Sabda Yesus kepada para murid tersebut, menggambarkan pengharapan terhadap pribadi para murid. Mereka bukan dianggap “hamba” yang punya konotasi “kelas bawah”, yang punya peran tambahan saja, tetapi dipandang sebagai sahabat. Sahabat adalah pribadi yang berpengaruh terhadap hidupku dianggap sebagai “orang penting” tanpa engkau aku tak bisa berbuat apa-apa.
Menganggap seseorang adalah sahabat, bearti memberi harga, nilai yang tinggi atas memanusiakan manusia.
Selanjutnya Yesus terbuka pada para murid apa yang Yesus ketahui para murid juga mengetahui pikiran, perasaan, sikap, dan perilaku. Yesus mengkhususkan para murid, mendidik, memberikan teladan secara khusus apa yang diketahui dan dihayati Yesus tentang Bapa, disharingkan kepada mereka, perasaan marah, tidak sependapat, ditunjukan oleh Yesus. Perilaku Yesus yang tegas, lembut, penuh kasih, juga tidak ditutupi olehNya. Ranah intelektual, afeksi, motorik, dari pribadi Yesus yang diekspresikan secara terang-terangan dan dengan tulus ikhlas, sehingga para murid “melihat dan percaya kepada Yesus”. Makna persaudaraan sejati tersebut menjadi model di seminari. Model inilah yang dijiwai oleh persaudaraan yang sejati terwujud dalam sikap, saling mengenal, saling melayani, saling berbagi rasa, saling memberi ruang untuk bertumbuh dan berkembang.
- Nilai-nilai persaudaraan sejati
a. hidup adalah pelayanan
seseorang akan sampai pada keselamatan dan kebahagiaan kalau seseorang mau melayani satu sama lain, bukan hanya sekedar melayani tetapi memberikan pelayanan yang lebih baik dan benar berdasarkan cinta kasih yang tidak berkesudahan.
b. pintu yang sempit
hidup itu adalah perjuangan bahwa melalui pintu yang sempit dalam arti tidak menanggung “beban” lebih-lebih beban dosa-dosaku, ketidakdisiplinanku, kemalasanku, nafsu-nafsuku yang tidak teratur, ketidaksetiaanku, ketidaktekunnanku, dst……..
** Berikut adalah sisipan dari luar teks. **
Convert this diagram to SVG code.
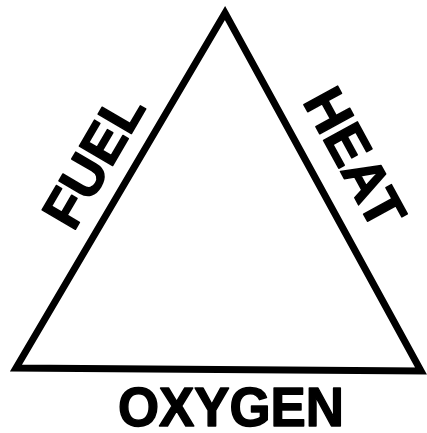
<svg xmlns="http://www.w3.org/2000/svg" width="427" height="433" viewBox="0 0 427 433">
<style>
.lbl{font-family:"Liberation Sans",Arial,sans-serif;font-weight:bold;fill:#000;stroke:#000;stroke-width:1.5;stroke-linejoin:round;text-anchor:middle}
.edge{fill:none;stroke:#000;stroke-width:7;stroke-linejoin:miter;stroke-linecap:square}
</style>
<rect width="427" height="433" fill="#fff"/>
<g id="connectors">
<polygon class="edge" points="225,13 421,371 16,368"/>
</g>
<g id="fuel"><text class="lbl" font-size="56" textLength="145" lengthAdjust="spacingAndGlyphs" transform="translate(110,170) rotate(-59.7)">FUEL</text></g>
<g id="heat"><text class="lbl" font-size="56" textLength="150" lengthAdjust="spacingAndGlyphs" transform="translate(338,167) rotate(61.4)">HEAT</text></g>
<g id="oxygen"><text class="lbl" x="231" y="426" font-size="56" textLength="226" lengthAdjust="spacingAndGlyphs">OXYGEN</text></g>
</svg>
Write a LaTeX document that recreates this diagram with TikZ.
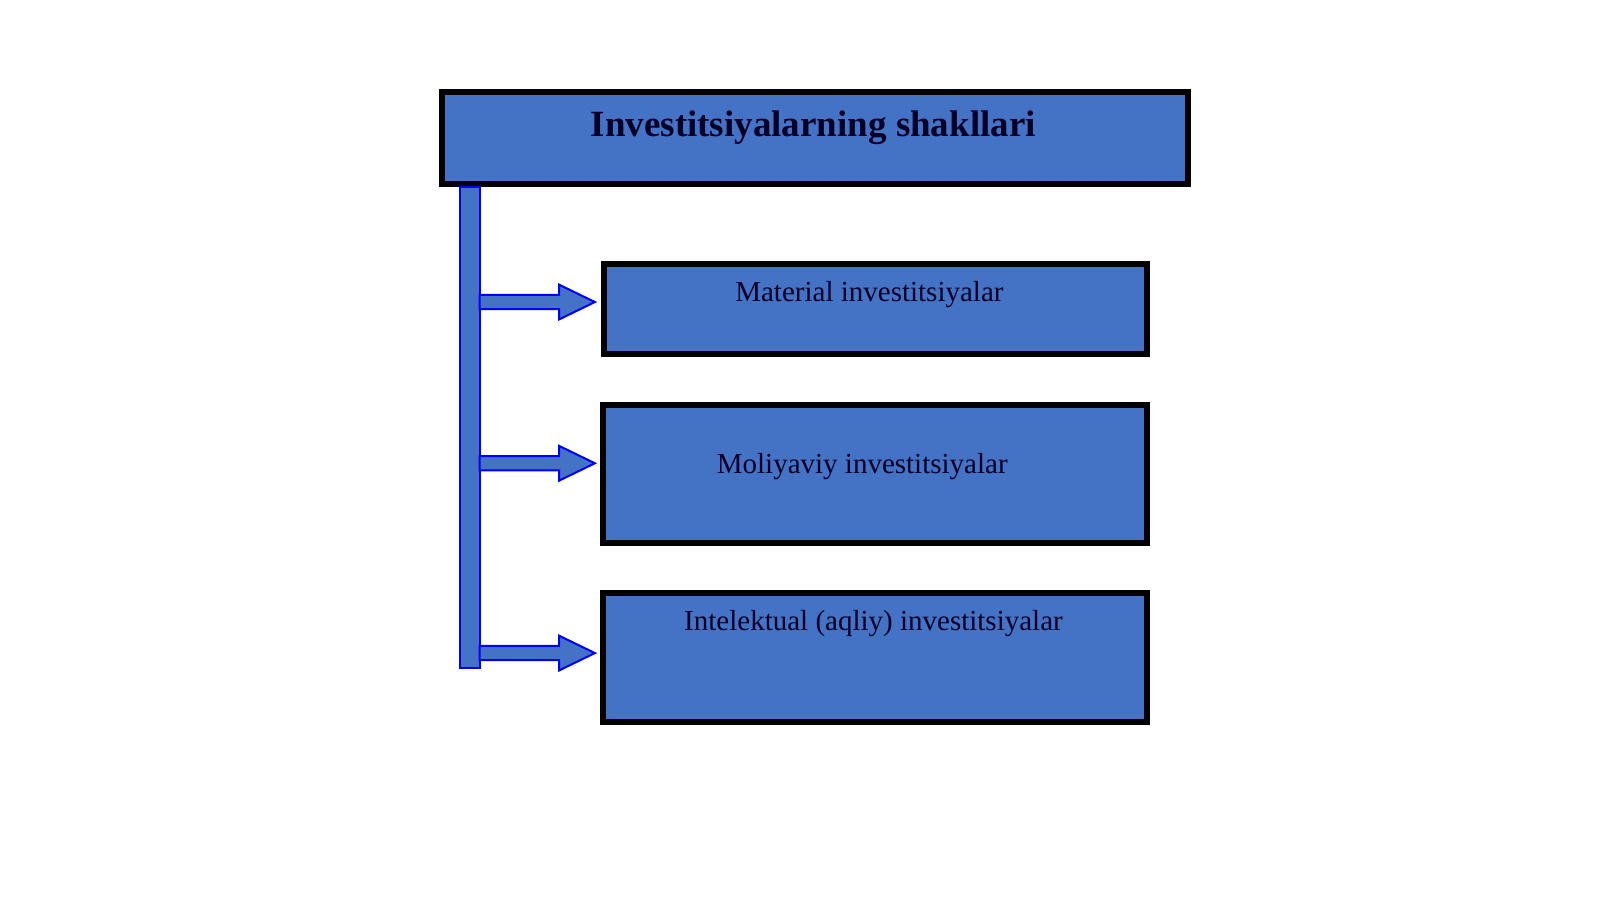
\documentclass[tikz,border=0pt]{standalone}
\usepackage{fontspec}
\setmainfont{Liberation Serif}
\begin{document}
\begin{tikzpicture}[x=1.0204pt,y=-1.0204pt,
 box/.style={draw=black,line width=6pt,fill=fillb},
 txt/.style={font=\fontsize{29}{32}\selectfont,text=black!85!blue},
 arr/.style={draw=blue,line width=2pt,fill=fillb}]
\definecolor{fillb}{HTML}{4472C4}
\useasboundingbox (0,0) rectangle (1568,882);
\fill[white] (0,0) rectangle (1568,882);
\draw[box] (433,90) rectangle (1164,180);
\node[font=\bfseries\fontsize{37}{40}\selectfont,text=black!85!blue] (t) at (797,125) {Investitsiyalarning shakllari};
\draw[box] (592,259) rectangle (1124,347);
\draw[box] (591,397) rectangle (1124,532);
\draw[box] (591,581) rectangle (1124,708);
\node[txt] (a) at (852,289) {Material investitsiyalar};
\node[txt] (b) at (845,457) {Moliyaviy investitsiyalar};
\node[txt] (c) at (856,611) {Intelektual (aqliy) investitsiyalar};
\draw[arr] (451,183) rectangle (470,655);
\foreach \y in {296,454,640}{
\draw[arr] (470,\y-7) -- (548,\y-7) -- (548,\y-17) -- (583,\y) -- (548,\y+17) -- (548,\y+7) -- (470,\y+7) -- cycle;}
\end{tikzpicture}
\end{document}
c. untuk semua itu perlu rasa tobatku yang mendalam yang kuwujudkan dalam kesaksian hidupku sebagai orang beriman. Bicara soal iman, berembuk bersama, ya soal iman.
d. Menjalani hidup panggilan adalah suatu proses yang membutuhkan waktu dan perlu bekerjasama dengan rahmat Allah yang kutemukan dalam peristiwa-peristiwa hidupku setiap hari maka yang terjadi adalah rencana Allah dalam hidupku bukan rencanaku.